La Cassazione ha espressamente riconosciuto la possibilità che il reato di diffamazione possa essere commesso a mezzo internet, configurando la propagazione tramite social network un’ipotesi che integra quale aggravate quella di cui al terzo comma dell'articolo 595 c.p..

Il legislatore si è interessato, pertanto, ad un’analisi della condotta protesa a postare un commento offensivo sulla bacheca, in rapporto alla pubblicazione e alla diffusione di essa, e cioè volta a comunicare con terzi quale gruppo di persone apprezzabile dal punto di vista numerico (Cassazione penale, sez. I, 28/04/2015, n. 24431).

Pertanto, la diffusione di un messaggio diffamatorio attraverso l’uso di una bacheca Facebook integra l’ipotesi aggravata menzionata trattandosi di condotta potenzialmente capace di raggiungere un numero indeterminato o comunque quantitativamente apprezzabile di soggetti. Un'aggravante che trova la sua ratio nella idoneità del mezzo utilizzato che determina una rapida pubblicizzazione e diffusione (Cassazione penale, sez. I, 28/04/2015, n. 24431; Cassazione penale, sez. V, 13/07/2015, n. 8328).

L’inserimento della frase che si assume diffamatoria la rende accessibile ad una moltitudine indeterminata di soggetti con la sola registrazione al social network e comunque, a una cerchia ampia di soggetti nel caso di notizia riservata agli amici (Cassazione penale, sez. I, 22/01/2014, n. 16712).

Per quanto attiene il contenuto del messaggio nella sua concreta portata oltre al contesto in cui esso si colloca, bisogna analizzare la concreta portata offensiva. Infatti nel caso in cui il soggetto agente posti un messaggio privo di intrinseca portata offensiva non può rispondere del reato di diffamazione, a nulla rilevando che tale messaggio fosse inserito in una discussione ove altri utenti avevano in precedenza inviato messaggi contenenti espressioni offensive, e anche per l’ipotesi in cui risulti che egli, pur condividendo la critica alla persona offesa, non abbia condiviso le specifiche espressioni utilizzate (Cassazione penale, sez. V, 21/09/2015, n. 3981).

Ai fini della valenza lesiva il messaggio deve essere inoltre contestualizzato, ossia rapportato al contesto spazio temporale nel quale è stato pronunciato, tenuto altresì conto dello standard di sensibilità sociale del tempo e del contesto familiare o professionale in cui si colloca. (Cassazione penale, sez. V, 13/07/2015, n. 451).

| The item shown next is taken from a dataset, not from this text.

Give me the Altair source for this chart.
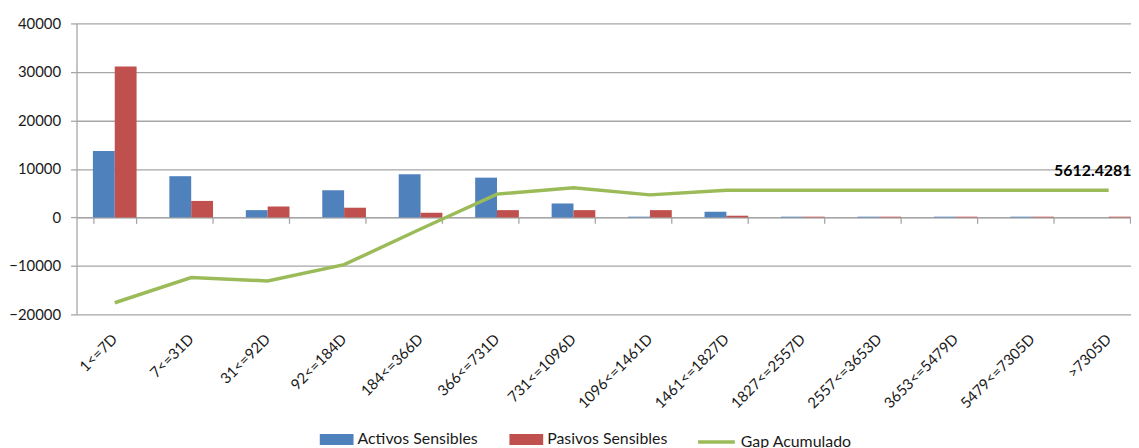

Il reato di diffamazione a mezzo social network non richiede la sussistenza del dolo specifico, essendo sufficiente, per quanto attiene l’elemento soggettivo, la consapevolezza di pronunciare una frase lesiva dell’altrui reputazione correlata alla volontà che venga a conoscenza di almeno due persone. (Cassazione penale, sez. I, 22/01/2014, n. 16712).